Why can't I marshal UCS-4 strings properly in C#?

103 views Asked by At

I am trying to marshal a hid_device_info struct in C#, but I can't figure out how to translate the wchar_t* strings to managed C# strings. I have tried all possible values in the MarshalAs attribute, but all of them returned the first character only and nothing else.

I have tried replacing all the wide strings with pointers so I can manually look at them, this is the struct that I have so far:

public struct HidDeviceInfo
{
    public IntPtr path; // This one marshals fine because it's just a regular char_t*
    public ushort vendor_id;
    public ushort product_id;
    public IntPtr serial_number; // wchar_t*
    public ushort release_number;
    public IntPtr manufacturer_string; // wchar_t*
    public IntPtr product_string; // wchar_t*
    public ushort usage_page;
    public ushort usage;
    public int interface_number;
    public IntPtr next;
}

When I manually iterate through one of the pointers (serial_number for example), I can see that all the characters have 4 bytes (1 ascii byte followed by 3 zeros).
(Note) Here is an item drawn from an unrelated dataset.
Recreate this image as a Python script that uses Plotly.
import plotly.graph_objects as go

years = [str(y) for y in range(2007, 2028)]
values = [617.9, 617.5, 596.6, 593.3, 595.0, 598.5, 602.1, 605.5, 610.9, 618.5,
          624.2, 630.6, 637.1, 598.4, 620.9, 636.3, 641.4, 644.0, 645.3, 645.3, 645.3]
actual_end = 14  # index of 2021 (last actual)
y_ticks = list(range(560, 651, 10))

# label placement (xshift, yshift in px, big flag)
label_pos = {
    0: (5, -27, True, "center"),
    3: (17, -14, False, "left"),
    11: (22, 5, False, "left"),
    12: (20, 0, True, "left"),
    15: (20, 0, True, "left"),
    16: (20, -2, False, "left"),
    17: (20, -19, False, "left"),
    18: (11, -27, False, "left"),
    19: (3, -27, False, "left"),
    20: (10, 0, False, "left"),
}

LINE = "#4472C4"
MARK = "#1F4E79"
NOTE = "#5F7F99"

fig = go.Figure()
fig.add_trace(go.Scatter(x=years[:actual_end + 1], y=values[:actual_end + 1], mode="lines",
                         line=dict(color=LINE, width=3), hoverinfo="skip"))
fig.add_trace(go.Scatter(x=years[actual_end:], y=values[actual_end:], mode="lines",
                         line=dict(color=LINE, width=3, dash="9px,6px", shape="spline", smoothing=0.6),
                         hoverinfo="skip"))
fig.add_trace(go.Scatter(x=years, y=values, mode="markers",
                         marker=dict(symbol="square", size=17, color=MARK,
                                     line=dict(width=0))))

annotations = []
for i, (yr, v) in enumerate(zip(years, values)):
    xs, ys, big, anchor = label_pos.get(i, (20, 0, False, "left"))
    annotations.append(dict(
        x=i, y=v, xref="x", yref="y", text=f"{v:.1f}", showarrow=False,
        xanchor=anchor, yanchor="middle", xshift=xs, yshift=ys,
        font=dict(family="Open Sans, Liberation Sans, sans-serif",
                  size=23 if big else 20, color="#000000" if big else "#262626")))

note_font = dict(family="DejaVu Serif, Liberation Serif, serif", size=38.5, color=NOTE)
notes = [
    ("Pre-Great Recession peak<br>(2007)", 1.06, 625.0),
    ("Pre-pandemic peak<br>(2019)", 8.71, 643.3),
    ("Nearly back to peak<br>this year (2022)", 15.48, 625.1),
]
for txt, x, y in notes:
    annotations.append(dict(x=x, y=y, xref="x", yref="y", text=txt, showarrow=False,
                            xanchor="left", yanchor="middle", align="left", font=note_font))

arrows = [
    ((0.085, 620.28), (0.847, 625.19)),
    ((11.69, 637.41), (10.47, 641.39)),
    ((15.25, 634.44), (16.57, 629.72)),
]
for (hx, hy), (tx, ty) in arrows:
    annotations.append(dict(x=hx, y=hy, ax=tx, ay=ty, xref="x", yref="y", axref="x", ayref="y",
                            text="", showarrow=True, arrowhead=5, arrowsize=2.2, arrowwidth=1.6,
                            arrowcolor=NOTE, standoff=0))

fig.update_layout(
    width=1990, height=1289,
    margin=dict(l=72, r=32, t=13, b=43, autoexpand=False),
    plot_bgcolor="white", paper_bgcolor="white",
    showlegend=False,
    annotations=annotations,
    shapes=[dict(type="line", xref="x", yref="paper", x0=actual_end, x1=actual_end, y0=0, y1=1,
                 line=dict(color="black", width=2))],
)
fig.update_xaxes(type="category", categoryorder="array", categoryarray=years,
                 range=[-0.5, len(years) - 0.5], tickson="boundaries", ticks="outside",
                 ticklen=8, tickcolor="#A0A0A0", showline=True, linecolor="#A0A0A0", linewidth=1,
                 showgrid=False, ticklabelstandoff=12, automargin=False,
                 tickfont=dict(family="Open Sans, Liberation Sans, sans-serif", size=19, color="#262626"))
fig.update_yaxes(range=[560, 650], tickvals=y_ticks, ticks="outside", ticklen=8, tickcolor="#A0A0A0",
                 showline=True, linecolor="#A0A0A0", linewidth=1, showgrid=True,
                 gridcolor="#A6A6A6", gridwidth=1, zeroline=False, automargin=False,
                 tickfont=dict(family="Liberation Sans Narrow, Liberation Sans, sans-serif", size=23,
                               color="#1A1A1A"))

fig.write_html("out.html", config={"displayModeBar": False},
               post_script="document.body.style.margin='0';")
I have tried all the possible Marshal.PtrToString... methods, but none of them are able to retrieve the full string.

I have a suspicion that the strings are being treated as 2 byte characters since I can't specify the character width anywhere in C#, and this is why it stops after the first character. Of course, by knowing this, I could easily write my own string marshaler, but I feel like there must be an existing solution and I'm overlooking something obvious.
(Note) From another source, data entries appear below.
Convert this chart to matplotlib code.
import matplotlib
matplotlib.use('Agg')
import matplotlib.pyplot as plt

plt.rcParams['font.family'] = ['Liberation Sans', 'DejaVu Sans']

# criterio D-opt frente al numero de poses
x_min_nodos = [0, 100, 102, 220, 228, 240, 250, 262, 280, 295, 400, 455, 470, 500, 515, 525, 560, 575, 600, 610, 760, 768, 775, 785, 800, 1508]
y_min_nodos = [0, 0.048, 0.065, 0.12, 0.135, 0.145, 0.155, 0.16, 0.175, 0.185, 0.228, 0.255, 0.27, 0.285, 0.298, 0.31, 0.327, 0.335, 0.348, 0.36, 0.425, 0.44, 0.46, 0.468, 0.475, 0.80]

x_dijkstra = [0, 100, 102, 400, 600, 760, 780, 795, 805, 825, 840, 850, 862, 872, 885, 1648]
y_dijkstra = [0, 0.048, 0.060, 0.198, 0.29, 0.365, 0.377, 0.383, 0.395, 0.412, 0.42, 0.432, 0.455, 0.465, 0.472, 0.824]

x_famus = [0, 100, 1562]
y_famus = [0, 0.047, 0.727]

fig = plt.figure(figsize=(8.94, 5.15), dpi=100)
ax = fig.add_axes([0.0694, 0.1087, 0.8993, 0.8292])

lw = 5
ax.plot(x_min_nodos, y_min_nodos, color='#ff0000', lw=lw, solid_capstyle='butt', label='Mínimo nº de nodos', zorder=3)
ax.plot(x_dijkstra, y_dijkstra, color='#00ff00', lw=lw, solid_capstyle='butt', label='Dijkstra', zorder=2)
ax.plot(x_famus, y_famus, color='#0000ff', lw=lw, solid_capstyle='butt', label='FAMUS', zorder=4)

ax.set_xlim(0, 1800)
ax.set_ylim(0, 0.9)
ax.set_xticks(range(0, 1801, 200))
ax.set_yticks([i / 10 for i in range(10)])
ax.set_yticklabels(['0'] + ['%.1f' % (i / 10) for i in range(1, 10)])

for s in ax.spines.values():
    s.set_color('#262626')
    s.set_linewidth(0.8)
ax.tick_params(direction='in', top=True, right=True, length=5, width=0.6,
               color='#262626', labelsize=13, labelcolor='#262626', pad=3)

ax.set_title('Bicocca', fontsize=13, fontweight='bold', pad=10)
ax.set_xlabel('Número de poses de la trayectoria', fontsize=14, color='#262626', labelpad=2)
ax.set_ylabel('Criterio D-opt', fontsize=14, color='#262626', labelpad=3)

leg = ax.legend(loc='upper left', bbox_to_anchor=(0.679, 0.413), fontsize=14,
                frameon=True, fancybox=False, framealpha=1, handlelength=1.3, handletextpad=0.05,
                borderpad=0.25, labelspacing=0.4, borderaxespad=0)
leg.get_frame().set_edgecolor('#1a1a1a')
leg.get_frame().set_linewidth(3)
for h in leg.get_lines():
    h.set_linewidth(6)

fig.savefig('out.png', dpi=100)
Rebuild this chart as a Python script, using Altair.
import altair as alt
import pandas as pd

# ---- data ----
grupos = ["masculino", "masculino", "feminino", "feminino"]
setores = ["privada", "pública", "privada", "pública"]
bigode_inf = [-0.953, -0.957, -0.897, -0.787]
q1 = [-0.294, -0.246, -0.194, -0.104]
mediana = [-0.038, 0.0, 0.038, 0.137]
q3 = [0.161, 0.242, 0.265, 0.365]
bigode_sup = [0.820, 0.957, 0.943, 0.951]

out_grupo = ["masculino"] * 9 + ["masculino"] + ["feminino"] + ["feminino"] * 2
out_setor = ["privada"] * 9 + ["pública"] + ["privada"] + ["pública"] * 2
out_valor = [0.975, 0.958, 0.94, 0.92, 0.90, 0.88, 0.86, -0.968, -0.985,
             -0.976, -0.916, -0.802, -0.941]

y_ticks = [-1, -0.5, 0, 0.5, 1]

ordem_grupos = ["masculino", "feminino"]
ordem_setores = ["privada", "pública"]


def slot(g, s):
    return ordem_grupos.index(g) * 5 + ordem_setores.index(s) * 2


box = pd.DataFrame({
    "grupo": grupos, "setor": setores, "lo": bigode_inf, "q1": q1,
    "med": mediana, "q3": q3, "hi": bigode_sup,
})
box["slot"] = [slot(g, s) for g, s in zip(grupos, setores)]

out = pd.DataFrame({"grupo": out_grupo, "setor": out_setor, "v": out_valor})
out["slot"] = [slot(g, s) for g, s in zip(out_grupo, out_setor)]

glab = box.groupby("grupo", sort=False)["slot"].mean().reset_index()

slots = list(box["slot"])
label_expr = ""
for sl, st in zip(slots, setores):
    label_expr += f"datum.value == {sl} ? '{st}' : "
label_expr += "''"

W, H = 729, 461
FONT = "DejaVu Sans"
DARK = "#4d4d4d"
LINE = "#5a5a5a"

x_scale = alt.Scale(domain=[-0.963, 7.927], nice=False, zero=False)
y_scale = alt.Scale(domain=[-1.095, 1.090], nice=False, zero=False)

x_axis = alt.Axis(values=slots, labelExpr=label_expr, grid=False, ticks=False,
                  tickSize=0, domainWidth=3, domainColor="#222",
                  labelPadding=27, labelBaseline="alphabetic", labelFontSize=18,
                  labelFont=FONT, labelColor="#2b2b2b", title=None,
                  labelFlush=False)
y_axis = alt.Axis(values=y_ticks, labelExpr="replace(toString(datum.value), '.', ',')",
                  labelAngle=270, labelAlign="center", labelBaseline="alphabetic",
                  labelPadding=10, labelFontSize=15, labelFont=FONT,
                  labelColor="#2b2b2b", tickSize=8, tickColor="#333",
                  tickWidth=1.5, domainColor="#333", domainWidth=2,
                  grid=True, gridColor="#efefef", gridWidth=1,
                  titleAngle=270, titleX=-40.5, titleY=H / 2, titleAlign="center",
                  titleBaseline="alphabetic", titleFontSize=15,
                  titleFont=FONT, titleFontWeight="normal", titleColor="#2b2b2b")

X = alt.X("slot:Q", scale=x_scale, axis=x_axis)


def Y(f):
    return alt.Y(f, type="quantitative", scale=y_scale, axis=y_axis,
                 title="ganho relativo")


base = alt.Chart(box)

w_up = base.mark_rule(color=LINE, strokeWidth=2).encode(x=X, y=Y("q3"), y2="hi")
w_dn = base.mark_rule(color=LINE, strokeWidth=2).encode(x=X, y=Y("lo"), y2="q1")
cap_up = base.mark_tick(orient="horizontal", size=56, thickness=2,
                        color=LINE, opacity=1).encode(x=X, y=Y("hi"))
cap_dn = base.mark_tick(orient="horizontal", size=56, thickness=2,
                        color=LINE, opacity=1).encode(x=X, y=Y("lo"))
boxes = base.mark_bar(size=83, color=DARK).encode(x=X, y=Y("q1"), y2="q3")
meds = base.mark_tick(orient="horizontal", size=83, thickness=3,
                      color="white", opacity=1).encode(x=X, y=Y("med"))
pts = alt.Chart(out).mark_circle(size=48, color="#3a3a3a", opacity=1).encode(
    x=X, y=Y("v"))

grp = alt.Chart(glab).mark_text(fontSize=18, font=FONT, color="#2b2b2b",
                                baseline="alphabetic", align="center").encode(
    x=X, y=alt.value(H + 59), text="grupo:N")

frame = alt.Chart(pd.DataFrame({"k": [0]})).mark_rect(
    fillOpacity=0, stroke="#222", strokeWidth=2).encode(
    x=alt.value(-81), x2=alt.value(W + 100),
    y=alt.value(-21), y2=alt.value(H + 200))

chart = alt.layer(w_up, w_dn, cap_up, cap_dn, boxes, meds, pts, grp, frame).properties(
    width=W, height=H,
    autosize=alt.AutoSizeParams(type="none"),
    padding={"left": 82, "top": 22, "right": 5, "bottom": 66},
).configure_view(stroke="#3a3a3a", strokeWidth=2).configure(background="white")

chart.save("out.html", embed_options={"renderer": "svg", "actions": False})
This struct is coming from a P/Invoked function and Marshal.PtrToStructure:

[DllImport(LibUsbName, CharSet = CharSet.Unicode)]
public static extern IntPtr hid_enumerate(ushort vendorId, ushort productId);

I've also tried all the possible CharSet values.
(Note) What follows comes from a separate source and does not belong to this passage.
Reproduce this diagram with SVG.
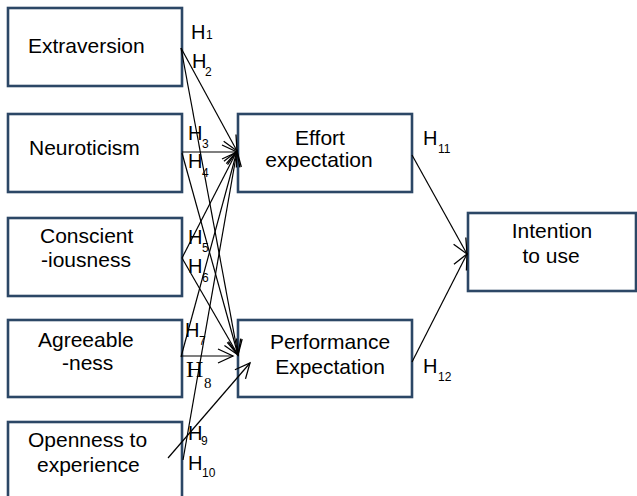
<svg xmlns="http://www.w3.org/2000/svg" width="637" height="496" viewBox="0 0 637 496">
<defs>
<marker id="arr" viewBox="-16 -8 18 16" markerWidth="18" markerHeight="16" refX="0" refY="0" orient="auto" markerUnits="userSpaceOnUse">
<path d="M-15,-7 L0,0 L-15,7" fill="none" stroke="#000" stroke-width="1.3"/>
</marker>
</defs>
<style>
.box{fill:#fff;stroke:#2c4766;stroke-width:2.6}
.t{font-family:"Liberation Sans",Arial,sans-serif;font-size:21px;fill:#000}
.h{font-family:"Liberation Sans",Arial,sans-serif;font-size:20px;fill:#000}
.s{font-family:"Liberation Sans",Arial,sans-serif;font-size:12px;fill:#000}
.hs{font-family:"Liberation Serif","Times New Roman",serif;font-size:24px;fill:#000}
.ss{font-family:"Liberation Serif","Times New Roman",serif;font-size:15px;fill:#000}
.c{fill:none;stroke:#000;stroke-width:1.2}
</style>
<rect width="637" height="496" fill="#fff"/>
<g id="extraversion"><rect class="box" x="8" y="8" width="174" height="78"/><text class="t" x="28" y="53">Extraversion</text></g>
<g id="neuroticism"><rect class="box" x="8" y="114" width="174" height="78"/><text class="t" x="29" y="155">Neuroticism</text></g>
<g id="conscientiousness"><rect class="box" x="8" y="218" width="174" height="78"/><text class="t" x="40" y="243">Conscient</text><text class="t" x="41" y="267">-iousness</text></g>
<g id="agreeableness"><rect class="box" x="8" y="320" width="174" height="77"/><text class="t" x="38" y="347">Agreeable</text><text class="t" x="62" y="370">-ness</text></g>
<g id="openness"><rect class="box" x="8" y="422" width="174" height="80"/><text class="t" x="28" y="447">Openness to</text><text class="t" x="37" y="472">experience</text></g>
<g id="effort"><rect class="box" x="238" y="114" width="174" height="78"/><text class="t" x="320" y="145" text-anchor="middle">Effort</text><text class="t" x="319" y="167" text-anchor="middle">expectation</text></g>
<g id="performance"><rect class="box" x="238" y="320" width="174" height="77"/><text class="t" x="330" y="349" text-anchor="middle">Performance</text><text class="t" x="330" y="374" text-anchor="middle">Expectation</text></g>
<g id="intention"><rect class="box" x="468" y="213" width="168" height="78"/><text class="t" x="552" y="238" text-anchor="middle">Intention</text><text class="t" x="551" y="263" text-anchor="middle">to use</text></g>
<g id="connectors">
<line class="c" x1="181" y1="48" x2="237" y2="151" marker-end="url(#arr)"/>
<line class="c" x1="181" y1="48" x2="238" y2="355" marker-end="url(#arr)"/>
<line class="c" x1="182" y1="152" x2="237" y2="152" marker-end="url(#arr)"/>
<line class="c" x1="182" y1="153" x2="238" y2="355" marker-end="url(#arr)"/>
<line class="c" x1="182" y1="258" x2="237" y2="151" marker-end="url(#arr)"/>
<line class="c" x1="182" y1="258" x2="238" y2="355" marker-end="url(#arr)"/>
<line class="c" x1="181" y1="357" x2="237" y2="151" marker-end="url(#arr)"/>
<line class="c" x1="181" y1="356" x2="233" y2="356" marker-end="url(#arr)"/>
<line class="c" x1="183" y1="460" x2="237" y2="151" marker-end="url(#arr)"/>
<line class="c" x1="168" y1="458" x2="250" y2="363" marker-end="url(#arr)"/>
<line class="c" x1="412" y1="155" x2="467" y2="254" marker-end="url(#arr)"/>
<line class="c" x1="412" y1="362" x2="467" y2="254" marker-end="url(#arr)"/>
</g>
<g id="labels">
<text class="h" x="191" y="39">H</text><text class="s" x="206" y="39">1</text>
<text class="h" x="192" y="68">H</text><text class="s" x="205" y="76">2</text>
<text class="h" x="188" y="140">H</text><text class="s" x="202" y="148">3</text>
<text class="h" x="188" y="168">H</text><text class="s" x="202" y="177">4</text>
<text class="h" x="188" y="244">H</text><text class="s" x="202" y="252">5</text>
<text class="h" x="188" y="273">H</text><text class="s" x="202" y="282">6</text>
<text class="h" x="185" y="337">H</text><text class="s" x="199" y="345">7</text>
<text class="hs" x="186" y="377">H</text><text class="ss" x="204" y="388">8</text>
<text class="h" x="188" y="440">H</text><text class="s" x="201" y="445">9</text>
<text class="h" x="188" y="470">H</text><text class="s" x="202" y="477">10</text>
<text class="h" x="423" y="145">H</text><text class="s" x="438" y="153">11</text>
<text class="h" x="423" y="373">H</text><text class="s" x="438" y="381">12</text>
</g>
</svg>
This can't be a character type mismatch, as it was in this question, because I've tried all possible combinations of different character types.

1

There are 1 answers

0
Lázár Zsolt On

I ended up writing this method that works fine for me, but only if all character are ASCII and the char width is guaranteed to be 4 bytes.

private static string ToUcs4String(this IntPtr ptr)
{
    var builder = new StringBuilder();
    var buffer = new byte[4];
    while (true)
    {
        Marshal.Copy(ptr, buffer, 0, 4);
        if (buffer[0] == 0)
            break;
        builder.Append((char) buffer[0]);
        ptr += 4;
    }

    return builder.ToString();
}